▶ _Exercise directions_: Would you transcribe the listing that follows, character for character, and omit its images?

▶ _Given information_:
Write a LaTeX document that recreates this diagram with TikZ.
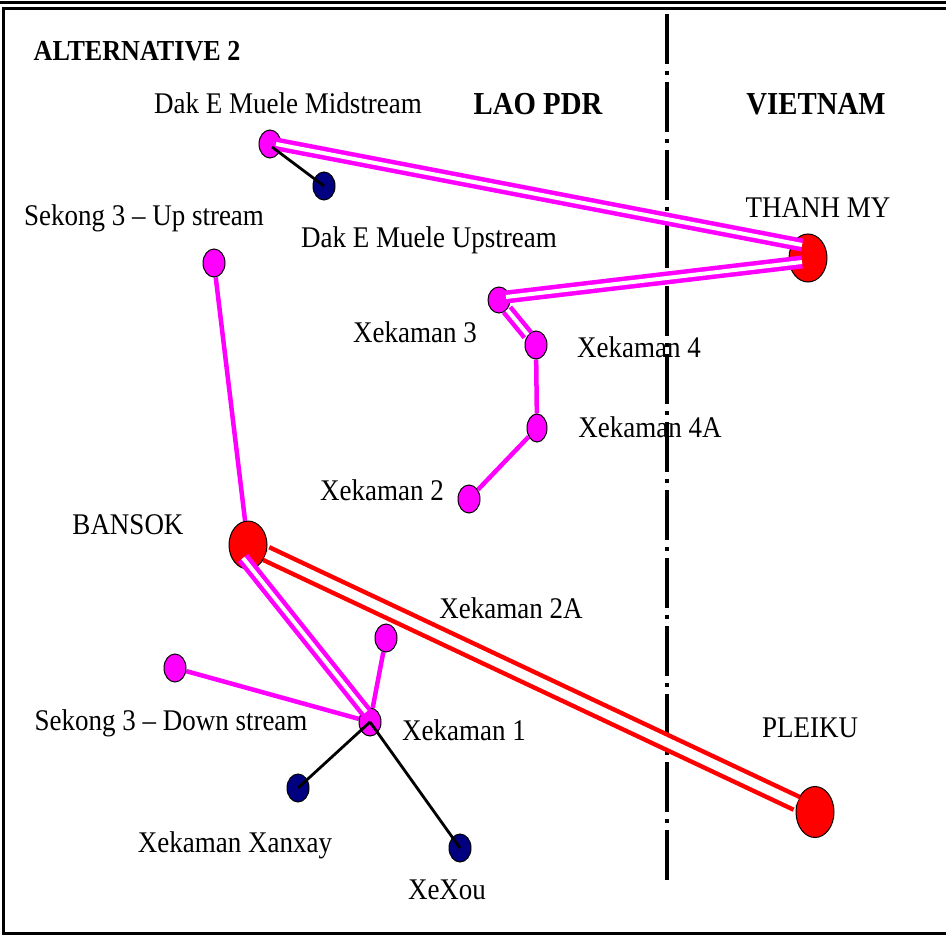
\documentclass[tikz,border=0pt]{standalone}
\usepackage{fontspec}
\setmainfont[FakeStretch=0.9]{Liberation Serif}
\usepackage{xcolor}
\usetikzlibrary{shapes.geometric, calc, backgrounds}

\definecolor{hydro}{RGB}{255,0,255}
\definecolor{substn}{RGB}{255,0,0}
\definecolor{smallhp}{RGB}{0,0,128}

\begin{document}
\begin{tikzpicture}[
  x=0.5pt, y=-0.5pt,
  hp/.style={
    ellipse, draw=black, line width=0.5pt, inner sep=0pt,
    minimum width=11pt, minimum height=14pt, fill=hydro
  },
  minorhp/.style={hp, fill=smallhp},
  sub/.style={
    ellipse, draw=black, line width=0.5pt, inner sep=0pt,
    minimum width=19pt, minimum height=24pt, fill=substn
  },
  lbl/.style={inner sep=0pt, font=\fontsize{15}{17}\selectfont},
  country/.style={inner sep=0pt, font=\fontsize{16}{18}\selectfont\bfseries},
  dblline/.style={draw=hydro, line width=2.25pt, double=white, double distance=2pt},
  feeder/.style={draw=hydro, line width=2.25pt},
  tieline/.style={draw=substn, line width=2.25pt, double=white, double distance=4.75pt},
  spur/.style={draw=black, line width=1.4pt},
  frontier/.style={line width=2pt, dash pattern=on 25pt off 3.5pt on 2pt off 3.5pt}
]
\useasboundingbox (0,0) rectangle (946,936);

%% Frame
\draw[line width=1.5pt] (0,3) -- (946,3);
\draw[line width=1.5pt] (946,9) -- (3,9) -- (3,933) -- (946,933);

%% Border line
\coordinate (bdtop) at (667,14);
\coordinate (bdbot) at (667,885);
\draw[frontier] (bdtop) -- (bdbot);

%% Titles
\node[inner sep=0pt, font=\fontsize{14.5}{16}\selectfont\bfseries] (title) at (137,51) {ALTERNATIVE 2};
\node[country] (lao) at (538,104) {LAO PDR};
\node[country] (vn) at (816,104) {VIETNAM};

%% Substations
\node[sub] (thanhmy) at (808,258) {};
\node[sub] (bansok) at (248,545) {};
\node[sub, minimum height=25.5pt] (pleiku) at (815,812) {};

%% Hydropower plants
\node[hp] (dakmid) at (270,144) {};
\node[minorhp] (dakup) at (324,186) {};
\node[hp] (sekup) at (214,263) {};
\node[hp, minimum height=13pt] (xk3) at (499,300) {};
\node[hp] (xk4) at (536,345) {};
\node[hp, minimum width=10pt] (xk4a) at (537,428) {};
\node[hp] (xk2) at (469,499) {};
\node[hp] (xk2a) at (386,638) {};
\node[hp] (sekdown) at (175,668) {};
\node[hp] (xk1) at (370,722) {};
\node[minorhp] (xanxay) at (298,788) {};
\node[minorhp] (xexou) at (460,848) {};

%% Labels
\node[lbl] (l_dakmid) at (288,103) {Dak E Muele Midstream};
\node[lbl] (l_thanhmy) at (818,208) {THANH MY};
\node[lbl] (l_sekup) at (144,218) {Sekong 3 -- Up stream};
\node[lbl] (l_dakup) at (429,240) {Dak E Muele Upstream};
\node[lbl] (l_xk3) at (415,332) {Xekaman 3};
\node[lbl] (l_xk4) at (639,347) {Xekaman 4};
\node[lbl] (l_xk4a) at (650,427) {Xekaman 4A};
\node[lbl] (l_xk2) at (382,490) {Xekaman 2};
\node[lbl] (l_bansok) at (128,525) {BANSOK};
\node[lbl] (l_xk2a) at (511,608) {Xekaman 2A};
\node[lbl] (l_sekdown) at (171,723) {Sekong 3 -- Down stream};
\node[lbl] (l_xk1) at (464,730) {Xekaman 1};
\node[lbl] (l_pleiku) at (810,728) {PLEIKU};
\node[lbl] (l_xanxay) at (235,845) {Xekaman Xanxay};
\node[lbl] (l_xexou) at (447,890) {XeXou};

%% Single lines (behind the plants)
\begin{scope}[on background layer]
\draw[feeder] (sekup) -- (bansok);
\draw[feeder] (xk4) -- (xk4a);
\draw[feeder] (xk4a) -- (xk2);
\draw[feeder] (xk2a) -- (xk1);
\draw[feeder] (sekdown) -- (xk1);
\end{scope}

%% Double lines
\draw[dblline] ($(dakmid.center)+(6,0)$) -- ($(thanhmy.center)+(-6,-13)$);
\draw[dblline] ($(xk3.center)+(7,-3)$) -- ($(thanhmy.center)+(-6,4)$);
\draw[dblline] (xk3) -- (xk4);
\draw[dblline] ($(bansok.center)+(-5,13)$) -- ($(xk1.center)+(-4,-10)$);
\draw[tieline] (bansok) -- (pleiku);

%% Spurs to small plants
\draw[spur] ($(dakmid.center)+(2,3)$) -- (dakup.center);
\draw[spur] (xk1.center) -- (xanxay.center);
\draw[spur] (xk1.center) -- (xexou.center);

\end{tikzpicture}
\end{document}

▶ _Answer to this problem_:
Write a LaTeX document that recreates this diagram with TikZ.
\documentclass[tikz,border=0pt]{standalone}
\usepackage{fontspec}
\setmainfont[FakeStretch=0.9]{Liberation Serif}
\usepackage{xcolor}
\usetikzlibrary{shapes.geometric, calc, backgrounds}

\definecolor{hydro}{RGB}{255,0,255}
\definecolor{substn}{RGB}{255,0,0}
\definecolor{smallhp}{RGB}{0,0,128}

\begin{document}
\begin{tikzpicture}[
  x=0.5pt, y=-0.5pt,
  hp/.style={
    ellipse, draw=black, line width=0.5pt, inner sep=0pt,
    minimum width=11pt, minimum height=14pt, fill=hydro
  },
  minorhp/.style={hp, fill=smallhp},
  sub/.style={
    ellipse, draw=black, line width=0.5pt, inner sep=0pt,
    minimum width=19pt, minimum height=24pt, fill=substn
  },
  lbl/.style={inner sep=0pt, font=\fontsize{15}{17}\selectfont},
  country/.style={inner sep=0pt, font=\fontsize{16}{18}\selectfont\bfseries},
  dblline/.style={draw=hydro, line width=2.25pt, double=white, double distance=2pt},
  feeder/.style={draw=hydro, line width=2.25pt},
  tieline/.style={draw=substn, line width=2.25pt, double=white, double distance=4.75pt},
  spur/.style={draw=black, line width=1.4pt},
  frontier/.style={line width=2pt, dash pattern=on 25pt off 3.5pt on 2pt off 3.5pt}
]
\useasboundingbox (0,0) rectangle (946,936);

%% Frame
\draw[line width=1.5pt] (0,3) -- (946,3);
\draw[line width=1.5pt] (946,9) -- (3,9) -- (3,933) -- (946,933);

%% Border line
\coordinate (bdtop) at (667,14);
\coordinate (bdbot) at (667,885);
\draw[frontier] (bdtop) -- (bdbot);

%% Titles
\node[inner sep=0pt, font=\fontsize{14.5}{16}\selectfont\bfseries] (title) at (137,51) {ALTERNATIVE 2};
\node[country] (lao) at (538,104) {LAO PDR};
\node[country] (vn) at (816,104) {VIETNAM};

%% Substations
\node[sub] (thanhmy) at (808,258) {};
\node[sub] (bansok) at (248,545) {};
\node[sub, minimum height=25.5pt] (pleiku) at (815,812) {};

%% Hydropower plants
\node[hp] (dakmid) at (270,144) {};
\node[minorhp] (dakup) at (324,186) {};
\node[hp] (sekup) at (214,263) {};
\node[hp, minimum height=13pt] (xk3) at (499,300) {};
\node[hp] (xk4) at (536,345) {};
\node[hp, minimum width=10pt] (xk4a) at (537,428) {};
\node[hp] (xk2) at (469,499) {};
\node[hp] (xk2a) at (386,638) {};
\node[hp] (sekdown) at (175,668) {};
\node[hp] (xk1) at (370,722) {};
\node[minorhp] (xanxay) at (298,788) {};
\node[minorhp] (xexou) at (460,848) {};

%% Labels
\node[lbl] (l_dakmid) at (288,103) {Dak E Muele Midstream};
\node[lbl] (l_thanhmy) at (818,208) {THANH MY};
\node[lbl] (l_sekup) at (144,218) {Sekong 3 -- Up stream};
\node[lbl] (l_dakup) at (429,240) {Dak E Muele Upstream};
\node[lbl] (l_xk3) at (415,332) {Xekaman 3};
\node[lbl] (l_xk4) at (639,347) {Xekaman 4};
\node[lbl] (l_xk4a) at (650,427) {Xekaman 4A};
\node[lbl] (l_xk2) at (382,490) {Xekaman 2};
\node[lbl] (l_bansok) at (128,525) {BANSOK};
\node[lbl] (l_xk2a) at (511,608) {Xekaman 2A};
\node[lbl] (l_sekdown) at (171,723) {Sekong 3 -- Down stream};
\node[lbl] (l_xk1) at (464,730) {Xekaman 1};
\node[lbl] (l_pleiku) at (810,728) {PLEIKU};
\node[lbl] (l_xanxay) at (235,845) {Xekaman Xanxay};
\node[lbl] (l_xexou) at (447,890) {XeXou};

%% Single lines (behind the plants)
\begin{scope}[on background layer]
\draw[feeder] (sekup) -- (bansok);
\draw[feeder] (xk4) -- (xk4a);
\draw[feeder] (xk4a) -- (xk2);
\draw[feeder] (xk2a) -- (xk1);
\draw[feeder] (sekdown) -- (xk1);
\end{scope}

%% Double lines
\draw[dblline] ($(dakmid.center)+(6,0)$) -- ($(thanhmy.center)+(-6,-13)$);
\draw[dblline] ($(xk3.center)+(7,-3)$) -- ($(thanhmy.center)+(-6,4)$);
\draw[dblline] (xk3) -- (xk4);
\draw[dblline] ($(bansok.center)+(-5,13)$) -- ($(xk1.center)+(-4,-10)$);
\draw[tieline] (bansok) -- (pleiku);

%% Spurs to small plants
\draw[spur] ($(dakmid.center)+(2,3)$) -- (dakup.center);
\draw[spur] (xk1.center) -- (xanxay.center);
\draw[spur] (xk1.center) -- (xexou.center);

\end{tikzpicture}
\end{document}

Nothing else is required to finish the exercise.